Prague a révélé fin mars la découverte par les services de renseignement tchèques d'un réseau financé et orchestré par Moscou qui répandait la propagande prorusse sur l'Ukraine via le site Voice of Europe. La Belgique avait ensuite souligné que, selon ses services, des eurodéputés "avaient touché de l'argent" dans ce cadre pour relayer les messages de la Russie.
"Nos autorités judiciaires ont confirmé que cette ingérence est passible de poursuites", a déclaré vendredi le Premier ministre belge Alexander De Croo. "Les paiements en espèces n'ont pas eu lieu en Belgique, l'ingérence si", a-t-il expliqué, soulignant que son pays était le siège des institutions européennes.
"Un dossier a été ouvert jeudi au parquet fédéral" sur la base d'une disposition punissant l'ingérence via "les dons, prêts ou avantages" reçus d'une personne ou organisation étrangère, a confirmé à l'AFP un porte-parole de l'institution.
Basé à Prague, le portail "Voice of Europe" -toujours accessible- diffuse notamment des articles très critiques de l'aide occidentale à l'Ukraine, tout en donnant largement la parole aux responsables politiques d'extrême droite du continent, avec au moins quinze élus interviewés.
Des médias en Allemagne et en République tchèque ont affirmé que ce site avait également servi de support au financement de candidats aux élections européennes jugés acceptables par Moscou, avec des versements d'argent au profit d'hommes politiques de six pays (Pologne, Hongrie, Allemagne, France, Belgique et Pays-Bas).
- "Les objectifs de Moscou sont clairs" -
Selon les services de renseignement belges, "les objectifs de Moscou sont clairs : aider à élire davantage de candidats prorusses au Parlement européen" en juin "et renforcer le discours prorusse au sein de cette institution, c'est extrêmement préoccupant", a insisté M. De Croo.
"Nous avons la responsabilité de défendre le droit de chaque citoyen à un vote libre et sûr", a-t-il souligné, sans préciser quels étaient les élus soupçonnés.
Outre les poursuites au niveau national, "nous devons agir au niveau européen, nous avons besoin de davantage d'outils pour lutter contre la propagande et la désinformation russes", a également dit le Premier ministre belge.
Selon lui, le parquet fédéral demandera "dans les prochains jours" une réunion d'"urgence" d'Eurojust (l'agence judiciaire de l'UE) et le sujet sera abordé mercredi et jeudi prochains au cours d'un sommet des dirigeants des Vingt-Sept à Bruxelles.
"Nous devons examiner si les mandats actuels du Parquet européen et de l'OLAF (office européen de lutte contre la fraude) permettent de s'attaquer à cette menace russe.
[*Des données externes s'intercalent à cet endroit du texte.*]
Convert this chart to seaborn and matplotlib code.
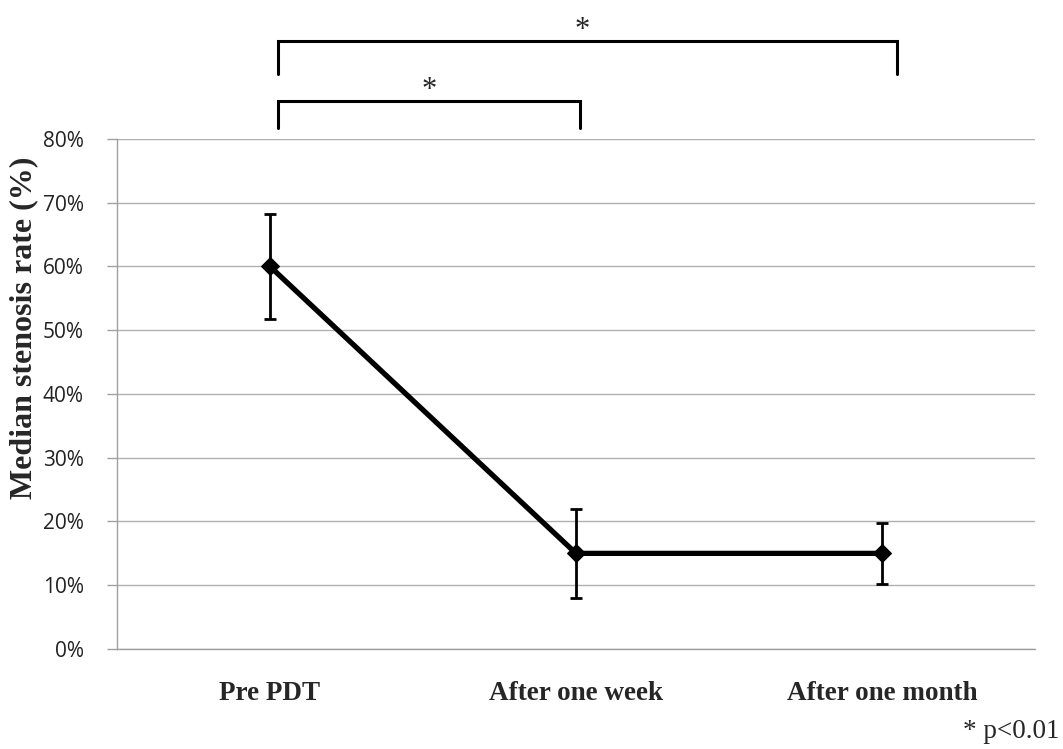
import numpy as np
import pandas as pd
from matplotlib import pyplot as plt
import seaborn as sns

stages = ['Pre PDT', 'After one week', 'After one month']
median_rate = [60.0, 15.0, 15.0]
err_upper = [68.2, 22.0, 19.8]
err_lower = [51.8, 8.0, 10.2]
y_ticks = [0, 10, 20, 30, 40, 50, 60, 70, 80]

df = pd.DataFrame({'stage': stages, 'rate': median_rate})

sns.set_style('white')
fig = plt.figure(figsize=(10.63, 7.49), dpi=100)
ax = fig.add_axes([0.110, 0.1335, 0.8637, 0.681])

x = np.arange(len(stages))
ax.errorbar(x, median_rate,
            yerr=[np.array(median_rate) - np.array(err_lower),
                  np.array(err_upper) - np.array(median_rate)],
            fmt='none', ecolor='black', elinewidth=2.0, capsize=4, capthick=2.0,
            zorder=3)
sns.lineplot(data=df, x='stage', y='rate', ax=ax, color='black', linewidth=3.8,
             marker='D', markersize=9, markeredgecolor='black', sort=False,
             zorder=4)

ax.set_xlim(-0.5, 2.5)
ax.set_ylim(0, 80)
ax.set_yticks(y_ticks)
ax.set_yticklabels(['{}%'.format(t) for t in y_ticks], fontsize=15,
                   family='Open Sans', color='#222222')
ax.set_xticks(x)
ax.set_xticklabels(stages, fontsize=19.5, family='Liberation Serif',
                   fontweight='bold')
ax.tick_params(axis='x', length=0, pad=23)
ax.tick_params(axis='y', length=7, width=1, color='#a0a0a0', direction='out',
               left=True, pad=17)
ax.yaxis.grid(True, color='#b0b0b0', linewidth=1)
ax.set_axisbelow(True)
for side in ['top', 'right']:
  ax.spines[side].set_visible(False)
for side in ['left', 'bottom']:
  ax.spines[side].set_color('#a0a0a0')
  ax.spines[side].set_linewidth(1)
ax.set_xlabel('')
ax.set_ylabel('Median stenosis rate (%)', fontsize=23, family='Liberation Serif',
              fontweight='bold')
ax.yaxis.set_label_coords(-0.086, 0.63)

# significance brackets
def _bracket(x0, x1, y_top, y_bot, star_x, star_y):
  ax.plot([x0, x0, x1, x1], [y_bot, y_top, y_top, y_bot], color='black',
          linewidth=2.2, clip_on=False, solid_joinstyle='miter')
  ax.text(star_x, star_y, '*', ha='center', va='center', fontsize=22,
          family='Liberation Serif')

_bracket(0.026, 1.013, 86.0, 81.7, 0.52, 87.6)
_bracket(0.026, 2.05, 95.4, 90.2, 1.02, 97.0)

fig.text(0.997, 0.0227, '* p<0.01', ha='right', va='center', fontsize=19.5,
         family='Liberation Serif')

fig.savefig('out.png', dpi=100)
Si ce n'était pas le cas, nous devrions élargir ces mandats", a précisé Alexander De Croo.
La République tchèque a déjà inscrit sur sa liste noire nationale un homme d'affaires proche du Kremlin, Viktor Medvedtchouk, ainsi que l'homme de médias Artem Martchevsky, soupçonnés d'être impliqués. Selon M. De Croo, la question de leur inscription sur la liste noire de l'UE sera posée.
Selon une enquête de l'hebdomadaire allemand Spiegel, l'argent était soit remis en espèces aux eurodéputés concernés à l'occasion de réunions à Prague, soit transféré via une cryptomonnaie, pour un total s'élevant à "plusieurs centaines de milliers d'euros".
Maximilian Krah et Petr Bystron, les principaux candidats du parti d'extrême droite allemand AfD aux élections européennes, ont réfuté avoir touché de l'argent de sources prorusses, après avoir été mis en cause en raison des interviews qu'ils ont données au site.
Le média tchèque Denik K avait affirmé que les services secrets tchèques disposaient d'enregistrements audio confirmant le versement d'argent d'origine russe à Petr Bystron.
Déjà ébranlé depuis décembre 2022 par l'affaire dite du "Qatargate", autour de soupçons de corruption d'élus impliquant le Qatar et le Maroc, le Parlement européen a simplement déclaré fin mars "examiner des conclusions des autorités tchèques".
Les responsables des groupes rassemblant les libéraux et les Verts au Parlement ont pour leur part réclamé l'ouverture d'une enquête interne "immédiate et transparente", en coopération avec les autorités nationales.